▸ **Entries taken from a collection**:

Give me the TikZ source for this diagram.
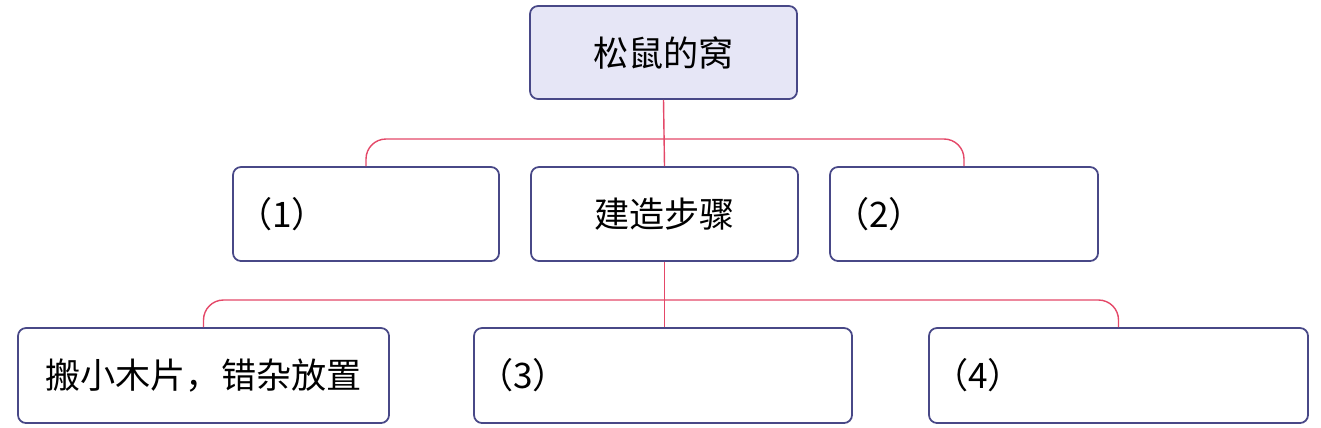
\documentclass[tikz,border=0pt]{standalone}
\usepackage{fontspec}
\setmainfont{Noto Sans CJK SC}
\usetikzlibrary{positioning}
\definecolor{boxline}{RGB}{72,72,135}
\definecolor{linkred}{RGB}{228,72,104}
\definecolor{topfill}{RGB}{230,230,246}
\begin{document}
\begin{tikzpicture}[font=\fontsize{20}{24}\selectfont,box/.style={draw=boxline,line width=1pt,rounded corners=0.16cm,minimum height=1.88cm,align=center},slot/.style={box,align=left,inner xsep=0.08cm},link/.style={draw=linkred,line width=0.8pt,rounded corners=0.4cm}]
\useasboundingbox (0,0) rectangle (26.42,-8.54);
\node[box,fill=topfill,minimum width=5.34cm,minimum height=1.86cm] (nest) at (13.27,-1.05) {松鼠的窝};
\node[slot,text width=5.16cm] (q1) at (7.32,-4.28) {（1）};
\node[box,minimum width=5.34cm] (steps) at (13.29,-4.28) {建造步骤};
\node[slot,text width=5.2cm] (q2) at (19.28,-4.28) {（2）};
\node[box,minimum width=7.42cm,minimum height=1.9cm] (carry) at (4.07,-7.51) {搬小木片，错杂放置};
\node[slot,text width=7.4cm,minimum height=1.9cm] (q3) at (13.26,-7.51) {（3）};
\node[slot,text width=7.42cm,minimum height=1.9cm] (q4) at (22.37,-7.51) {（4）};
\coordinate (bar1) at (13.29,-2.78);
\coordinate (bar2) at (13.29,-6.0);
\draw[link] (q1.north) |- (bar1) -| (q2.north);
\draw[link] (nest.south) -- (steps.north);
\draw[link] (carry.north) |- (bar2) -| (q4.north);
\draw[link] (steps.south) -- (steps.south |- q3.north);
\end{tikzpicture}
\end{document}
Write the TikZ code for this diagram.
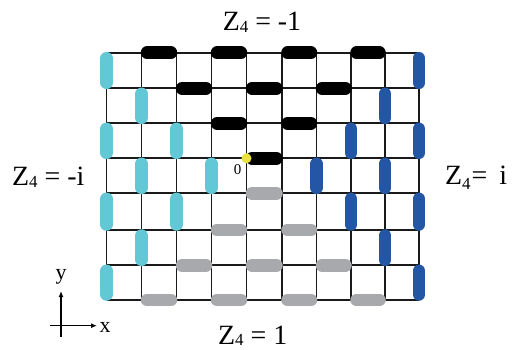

▸ **CHALLENGE**: In the copy, include all records verbatim but no images.

▸ **WRITTEN RESPONSE**:
Give me the TikZ source for this diagram.
\documentclass[tikz,border=0pt]{standalone}
\usepackage{fontspec}
\setmainfont{Noto Sans CJK SC}
\usetikzlibrary{positioning}
\definecolor{boxline}{RGB}{72,72,135}
\definecolor{linkred}{RGB}{228,72,104}
\definecolor{topfill}{RGB}{230,230,246}
\begin{document}
\begin{tikzpicture}[font=\fontsize{20}{24}\selectfont,box/.style={draw=boxline,line width=1pt,rounded corners=0.16cm,minimum height=1.88cm,align=center},slot/.style={box,align=left,inner xsep=0.08cm},link/.style={draw=linkred,line width=0.8pt,rounded corners=0.4cm}]
\useasboundingbox (0,0) rectangle (26.42,-8.54);
\node[box,fill=topfill,minimum width=5.34cm,minimum height=1.86cm] (nest) at (13.27,-1.05) {松鼠的窝};
\node[slot,text width=5.16cm] (q1) at (7.32,-4.28) {（1）};
\node[box,minimum width=5.34cm] (steps) at (13.29,-4.28) {建造步骤};
\node[slot,text width=5.2cm] (q2) at (19.28,-4.28) {（2）};
\node[box,minimum width=7.42cm,minimum height=1.9cm] (carry) at (4.07,-7.51) {搬小木片，错杂放置};
\node[slot,text width=7.4cm,minimum height=1.9cm] (q3) at (13.26,-7.51) {（3）};
\node[slot,text width=7.42cm,minimum height=1.9cm] (q4) at (22.37,-7.51) {（4）};
\coordinate (bar1) at (13.29,-2.78);
\coordinate (bar2) at (13.29,-6.0);
\draw[link] (q1.north) |- (bar1) -| (q2.north);
\draw[link] (nest.south) -- (steps.north);
\draw[link] (carry.north) |- (bar2) -| (q4.north);
\draw[link] (steps.south) -- (steps.south |- q3.north);
\end{tikzpicture}
\end{document}
Write the TikZ code for this diagram.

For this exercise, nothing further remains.